WRITTEN TASK | Extract the lines from the start through the line that holds "hours = [i / 2 for i in range(145)]", both included, omitting all images.

Start

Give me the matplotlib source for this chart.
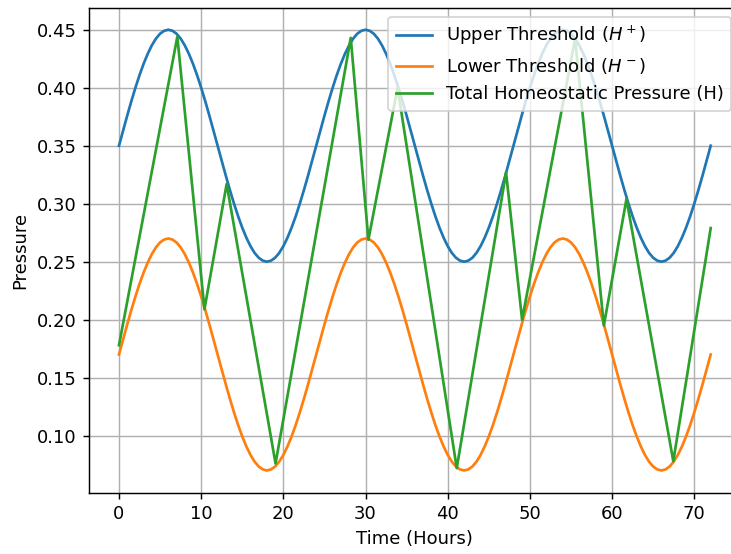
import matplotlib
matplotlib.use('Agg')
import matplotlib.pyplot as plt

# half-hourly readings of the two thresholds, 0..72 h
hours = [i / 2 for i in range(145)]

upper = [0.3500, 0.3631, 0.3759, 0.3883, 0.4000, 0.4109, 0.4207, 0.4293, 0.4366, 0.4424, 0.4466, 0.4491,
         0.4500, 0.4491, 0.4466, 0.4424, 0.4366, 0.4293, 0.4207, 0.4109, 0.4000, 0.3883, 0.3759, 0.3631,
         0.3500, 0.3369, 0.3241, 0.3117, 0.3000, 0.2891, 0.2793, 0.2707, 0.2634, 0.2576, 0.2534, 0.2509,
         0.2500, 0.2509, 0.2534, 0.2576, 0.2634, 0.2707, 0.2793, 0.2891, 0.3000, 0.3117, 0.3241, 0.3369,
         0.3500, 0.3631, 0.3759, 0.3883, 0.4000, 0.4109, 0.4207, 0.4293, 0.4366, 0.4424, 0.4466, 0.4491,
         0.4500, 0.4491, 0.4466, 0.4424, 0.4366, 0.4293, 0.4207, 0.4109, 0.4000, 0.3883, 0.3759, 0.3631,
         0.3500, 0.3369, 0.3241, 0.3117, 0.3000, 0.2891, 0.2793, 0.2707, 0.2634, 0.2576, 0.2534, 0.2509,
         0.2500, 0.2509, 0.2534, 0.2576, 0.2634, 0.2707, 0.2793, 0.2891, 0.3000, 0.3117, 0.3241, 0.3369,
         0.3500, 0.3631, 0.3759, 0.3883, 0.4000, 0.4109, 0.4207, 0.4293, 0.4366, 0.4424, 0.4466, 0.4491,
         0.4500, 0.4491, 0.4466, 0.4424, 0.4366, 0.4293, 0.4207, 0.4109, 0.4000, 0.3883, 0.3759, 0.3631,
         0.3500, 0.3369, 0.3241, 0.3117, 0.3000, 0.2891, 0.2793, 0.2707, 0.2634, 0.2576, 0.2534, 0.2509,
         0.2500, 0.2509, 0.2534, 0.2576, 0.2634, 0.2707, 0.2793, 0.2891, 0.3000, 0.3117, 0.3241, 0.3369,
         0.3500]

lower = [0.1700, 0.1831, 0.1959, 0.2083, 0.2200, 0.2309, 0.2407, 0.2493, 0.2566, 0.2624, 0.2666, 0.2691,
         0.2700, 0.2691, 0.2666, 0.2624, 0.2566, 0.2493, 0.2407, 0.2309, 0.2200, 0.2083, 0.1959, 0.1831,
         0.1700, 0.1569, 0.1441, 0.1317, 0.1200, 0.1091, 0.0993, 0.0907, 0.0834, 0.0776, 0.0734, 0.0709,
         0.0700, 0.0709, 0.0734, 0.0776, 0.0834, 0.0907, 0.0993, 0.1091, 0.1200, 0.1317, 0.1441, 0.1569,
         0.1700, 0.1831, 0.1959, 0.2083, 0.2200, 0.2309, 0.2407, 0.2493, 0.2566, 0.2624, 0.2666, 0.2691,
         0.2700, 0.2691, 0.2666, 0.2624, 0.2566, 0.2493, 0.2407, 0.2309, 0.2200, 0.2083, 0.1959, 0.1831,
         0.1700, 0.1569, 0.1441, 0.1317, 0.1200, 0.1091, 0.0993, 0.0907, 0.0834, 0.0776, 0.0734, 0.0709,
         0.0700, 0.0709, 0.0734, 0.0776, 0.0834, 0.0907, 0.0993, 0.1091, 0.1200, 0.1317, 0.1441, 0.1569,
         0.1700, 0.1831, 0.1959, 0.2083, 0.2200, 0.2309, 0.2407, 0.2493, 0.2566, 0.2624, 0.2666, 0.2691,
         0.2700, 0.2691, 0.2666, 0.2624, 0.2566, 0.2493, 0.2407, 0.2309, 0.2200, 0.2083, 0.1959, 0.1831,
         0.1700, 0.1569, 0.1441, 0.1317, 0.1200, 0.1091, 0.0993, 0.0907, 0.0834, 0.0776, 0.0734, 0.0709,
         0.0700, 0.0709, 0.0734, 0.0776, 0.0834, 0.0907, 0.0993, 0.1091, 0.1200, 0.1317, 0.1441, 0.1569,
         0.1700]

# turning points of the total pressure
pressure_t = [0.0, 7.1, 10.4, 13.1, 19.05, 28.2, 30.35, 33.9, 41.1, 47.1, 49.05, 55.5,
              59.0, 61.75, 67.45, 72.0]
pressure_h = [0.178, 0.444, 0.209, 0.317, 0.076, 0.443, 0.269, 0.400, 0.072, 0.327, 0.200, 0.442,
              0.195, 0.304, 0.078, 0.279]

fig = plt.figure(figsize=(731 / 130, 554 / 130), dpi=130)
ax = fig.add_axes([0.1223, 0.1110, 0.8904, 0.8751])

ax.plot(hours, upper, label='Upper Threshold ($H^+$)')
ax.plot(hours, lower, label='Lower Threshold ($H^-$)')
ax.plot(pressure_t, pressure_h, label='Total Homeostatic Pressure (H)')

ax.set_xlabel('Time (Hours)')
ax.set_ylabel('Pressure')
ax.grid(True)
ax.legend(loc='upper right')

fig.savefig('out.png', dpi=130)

End

RESPONSE |
Give me the matplotlib source for this chart.
import matplotlib
matplotlib.use('Agg')
import matplotlib.pyplot as plt

# half-hourly readings of the two thresholds, 0..72 h
hours = [i / 2 for i in range(145)]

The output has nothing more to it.